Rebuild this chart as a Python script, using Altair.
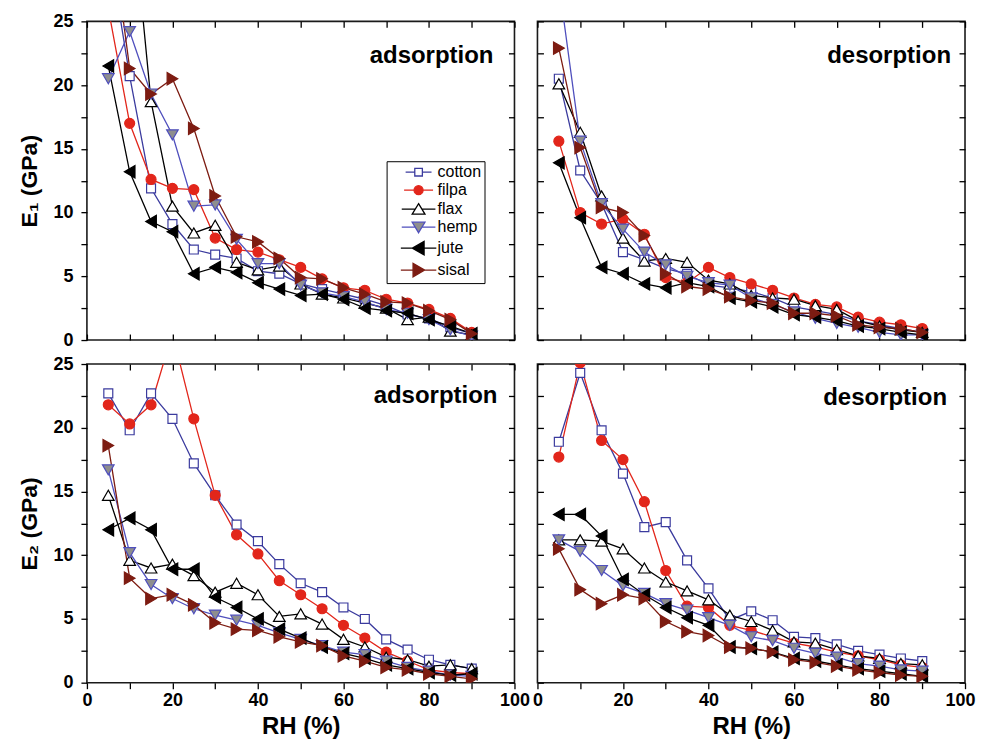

▬▬▬

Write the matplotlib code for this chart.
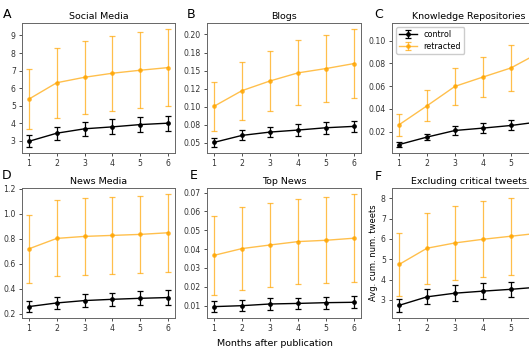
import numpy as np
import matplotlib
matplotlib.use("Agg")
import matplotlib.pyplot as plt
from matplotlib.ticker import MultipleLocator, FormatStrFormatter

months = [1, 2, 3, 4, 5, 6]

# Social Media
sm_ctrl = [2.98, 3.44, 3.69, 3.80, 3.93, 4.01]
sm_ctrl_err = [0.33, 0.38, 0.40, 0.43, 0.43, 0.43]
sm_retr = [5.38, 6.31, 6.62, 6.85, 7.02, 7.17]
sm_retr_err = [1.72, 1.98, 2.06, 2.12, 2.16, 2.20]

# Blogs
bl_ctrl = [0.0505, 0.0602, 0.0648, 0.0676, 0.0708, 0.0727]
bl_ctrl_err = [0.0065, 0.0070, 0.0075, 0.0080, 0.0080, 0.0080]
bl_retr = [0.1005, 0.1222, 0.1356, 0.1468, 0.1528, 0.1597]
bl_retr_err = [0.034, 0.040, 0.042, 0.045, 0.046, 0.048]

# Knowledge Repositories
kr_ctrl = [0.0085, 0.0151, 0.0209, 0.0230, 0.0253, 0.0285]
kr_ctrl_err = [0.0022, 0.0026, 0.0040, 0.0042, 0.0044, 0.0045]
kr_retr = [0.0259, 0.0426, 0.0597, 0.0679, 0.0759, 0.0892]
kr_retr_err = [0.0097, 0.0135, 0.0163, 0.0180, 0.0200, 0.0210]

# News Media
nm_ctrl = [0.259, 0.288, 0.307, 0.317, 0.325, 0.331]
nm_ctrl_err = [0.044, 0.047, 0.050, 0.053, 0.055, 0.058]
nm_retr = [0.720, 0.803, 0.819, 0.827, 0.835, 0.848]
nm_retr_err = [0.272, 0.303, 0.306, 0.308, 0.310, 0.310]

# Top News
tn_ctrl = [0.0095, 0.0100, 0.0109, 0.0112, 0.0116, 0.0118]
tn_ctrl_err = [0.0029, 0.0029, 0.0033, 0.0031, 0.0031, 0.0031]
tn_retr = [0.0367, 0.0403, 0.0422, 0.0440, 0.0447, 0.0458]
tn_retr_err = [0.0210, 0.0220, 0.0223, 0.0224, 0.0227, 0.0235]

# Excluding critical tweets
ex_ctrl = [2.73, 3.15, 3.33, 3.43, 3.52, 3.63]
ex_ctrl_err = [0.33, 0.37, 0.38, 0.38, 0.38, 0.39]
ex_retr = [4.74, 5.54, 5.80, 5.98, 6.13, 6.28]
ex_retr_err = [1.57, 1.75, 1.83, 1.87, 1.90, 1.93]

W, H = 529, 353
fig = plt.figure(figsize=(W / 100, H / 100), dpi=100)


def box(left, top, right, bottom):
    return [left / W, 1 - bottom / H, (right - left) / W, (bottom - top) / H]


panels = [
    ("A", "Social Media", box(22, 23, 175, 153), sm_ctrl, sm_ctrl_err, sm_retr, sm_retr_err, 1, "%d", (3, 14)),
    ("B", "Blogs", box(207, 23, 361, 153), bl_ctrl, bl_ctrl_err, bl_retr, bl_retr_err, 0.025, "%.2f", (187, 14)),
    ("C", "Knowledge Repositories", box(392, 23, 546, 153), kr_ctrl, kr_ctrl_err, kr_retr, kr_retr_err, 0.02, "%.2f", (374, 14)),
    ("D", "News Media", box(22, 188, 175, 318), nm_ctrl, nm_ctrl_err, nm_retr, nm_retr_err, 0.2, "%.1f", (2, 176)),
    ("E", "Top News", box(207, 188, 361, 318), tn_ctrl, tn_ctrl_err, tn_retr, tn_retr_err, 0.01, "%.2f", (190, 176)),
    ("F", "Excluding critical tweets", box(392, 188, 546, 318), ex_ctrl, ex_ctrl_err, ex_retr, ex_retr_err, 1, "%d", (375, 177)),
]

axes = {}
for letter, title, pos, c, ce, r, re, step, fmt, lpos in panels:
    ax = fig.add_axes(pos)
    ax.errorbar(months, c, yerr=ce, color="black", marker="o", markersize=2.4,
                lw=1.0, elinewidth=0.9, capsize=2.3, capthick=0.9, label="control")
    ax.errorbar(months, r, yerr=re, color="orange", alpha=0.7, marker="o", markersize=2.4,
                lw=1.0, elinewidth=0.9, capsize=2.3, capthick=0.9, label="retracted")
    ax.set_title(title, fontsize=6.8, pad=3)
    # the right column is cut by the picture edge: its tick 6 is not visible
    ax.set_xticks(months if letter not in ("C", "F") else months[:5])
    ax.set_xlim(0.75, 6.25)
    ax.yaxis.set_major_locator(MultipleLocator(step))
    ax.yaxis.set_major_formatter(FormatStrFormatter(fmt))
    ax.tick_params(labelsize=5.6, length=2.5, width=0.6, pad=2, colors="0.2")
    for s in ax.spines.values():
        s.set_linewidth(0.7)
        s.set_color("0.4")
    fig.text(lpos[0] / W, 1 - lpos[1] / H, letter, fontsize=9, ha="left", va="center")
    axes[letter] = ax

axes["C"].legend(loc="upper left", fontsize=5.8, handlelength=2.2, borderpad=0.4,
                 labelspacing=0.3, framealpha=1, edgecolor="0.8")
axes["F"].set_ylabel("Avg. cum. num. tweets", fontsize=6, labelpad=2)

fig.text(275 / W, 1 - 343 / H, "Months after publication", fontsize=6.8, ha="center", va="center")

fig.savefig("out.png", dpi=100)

▬▬▬

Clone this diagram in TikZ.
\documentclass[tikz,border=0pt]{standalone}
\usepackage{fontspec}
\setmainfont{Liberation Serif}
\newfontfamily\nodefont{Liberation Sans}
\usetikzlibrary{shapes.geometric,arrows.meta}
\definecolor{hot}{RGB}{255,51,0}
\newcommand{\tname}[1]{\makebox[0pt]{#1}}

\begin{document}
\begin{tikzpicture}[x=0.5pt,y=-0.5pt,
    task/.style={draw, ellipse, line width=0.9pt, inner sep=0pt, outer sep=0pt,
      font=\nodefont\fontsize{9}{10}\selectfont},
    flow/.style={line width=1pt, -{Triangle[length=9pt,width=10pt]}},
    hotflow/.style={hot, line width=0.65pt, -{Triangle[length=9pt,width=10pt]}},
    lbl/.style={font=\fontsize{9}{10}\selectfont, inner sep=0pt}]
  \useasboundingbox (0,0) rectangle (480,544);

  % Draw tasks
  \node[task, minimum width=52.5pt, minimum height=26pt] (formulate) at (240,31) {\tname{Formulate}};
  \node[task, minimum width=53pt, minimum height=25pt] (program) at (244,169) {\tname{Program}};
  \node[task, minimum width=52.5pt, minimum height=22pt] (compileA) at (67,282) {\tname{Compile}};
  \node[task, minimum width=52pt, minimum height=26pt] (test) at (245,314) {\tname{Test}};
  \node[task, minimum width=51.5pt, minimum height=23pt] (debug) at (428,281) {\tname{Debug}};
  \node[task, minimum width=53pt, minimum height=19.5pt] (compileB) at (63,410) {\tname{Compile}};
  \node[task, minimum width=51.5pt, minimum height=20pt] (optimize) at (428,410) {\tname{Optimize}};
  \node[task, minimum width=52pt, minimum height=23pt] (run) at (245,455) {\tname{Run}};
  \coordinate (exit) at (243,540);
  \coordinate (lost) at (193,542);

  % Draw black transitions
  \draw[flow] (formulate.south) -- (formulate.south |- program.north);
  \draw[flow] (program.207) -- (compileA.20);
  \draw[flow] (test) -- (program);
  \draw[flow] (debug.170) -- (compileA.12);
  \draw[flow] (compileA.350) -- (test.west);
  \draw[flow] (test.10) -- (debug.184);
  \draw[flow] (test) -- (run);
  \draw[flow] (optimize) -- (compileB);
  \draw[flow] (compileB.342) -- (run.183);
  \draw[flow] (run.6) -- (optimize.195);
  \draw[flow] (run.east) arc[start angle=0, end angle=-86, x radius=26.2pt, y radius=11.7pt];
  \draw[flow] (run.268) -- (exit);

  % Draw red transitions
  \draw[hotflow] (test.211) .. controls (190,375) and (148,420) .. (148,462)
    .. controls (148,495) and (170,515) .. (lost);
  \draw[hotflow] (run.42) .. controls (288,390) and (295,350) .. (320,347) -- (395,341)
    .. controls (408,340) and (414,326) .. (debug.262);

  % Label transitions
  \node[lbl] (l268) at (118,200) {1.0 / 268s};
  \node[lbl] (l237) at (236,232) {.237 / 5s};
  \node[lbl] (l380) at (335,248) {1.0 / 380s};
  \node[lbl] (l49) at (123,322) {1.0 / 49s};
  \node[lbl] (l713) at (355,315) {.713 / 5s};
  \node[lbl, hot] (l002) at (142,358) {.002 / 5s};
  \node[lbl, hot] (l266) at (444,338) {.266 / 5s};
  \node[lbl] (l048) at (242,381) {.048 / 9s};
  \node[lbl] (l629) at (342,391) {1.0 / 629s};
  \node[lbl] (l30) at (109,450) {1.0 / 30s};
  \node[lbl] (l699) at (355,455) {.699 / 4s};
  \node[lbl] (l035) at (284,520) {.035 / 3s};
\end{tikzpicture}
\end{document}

▬▬▬

Given problem:
From the listing above, repeat only the lines between the line containing "Write the matplotlib code for this chart." and the line containing "nm_retr_err = [0.272, 0.303, 0.306, 0.308, 0.310, 0.310]", those two included. Pictures are not part of the copy.

Completed exercise:
Write the matplotlib code for this chart.
import numpy as np
import matplotlib
matplotlib.use("Agg")
import matplotlib.pyplot as plt
from matplotlib.ticker import MultipleLocator, FormatStrFormatter

months = [1, 2, 3, 4, 5, 6]

# Social Media
sm_ctrl = [2.98, 3.44, 3.69, 3.80, 3.93, 4.01]
sm_ctrl_err = [0.33, 0.38, 0.40, 0.43, 0.43, 0.43]
sm_retr = [5.38, 6.31, 6.62, 6.85, 7.02, 7.17]
sm_retr_err = [1.72, 1.98, 2.06, 2.12, 2.16, 2.20]

# Blogs
bl_ctrl = [0.0505, 0.0602, 0.0648, 0.0676, 0.0708, 0.0727]
bl_ctrl_err = [0.0065, 0.0070, 0.0075, 0.0080, 0.0080, 0.0080]
bl_retr = [0.1005, 0.1222, 0.1356, 0.1468, 0.1528, 0.1597]
bl_retr_err = [0.034, 0.040, 0.042, 0.045, 0.046, 0.048]

# Knowledge Repositories
kr_ctrl = [0.0085, 0.0151, 0.0209, 0.0230, 0.0253, 0.0285]
kr_ctrl_err = [0.0022, 0.0026, 0.0040, 0.0042, 0.0044, 0.0045]
kr_retr = [0.0259, 0.0426, 0.0597, 0.0679, 0.0759, 0.0892]
kr_retr_err = [0.0097, 0.0135, 0.0163, 0.0180, 0.0200, 0.0210]

# News Media
nm_ctrl = [0.259, 0.288, 0.307, 0.317, 0.325, 0.331]
nm_ctrl_err = [0.044, 0.047, 0.050, 0.053, 0.055, 0.058]
nm_retr = [0.720, 0.803, 0.819, 0.827, 0.835, 0.848]
nm_retr_err = [0.272, 0.303, 0.306, 0.308, 0.310, 0.310]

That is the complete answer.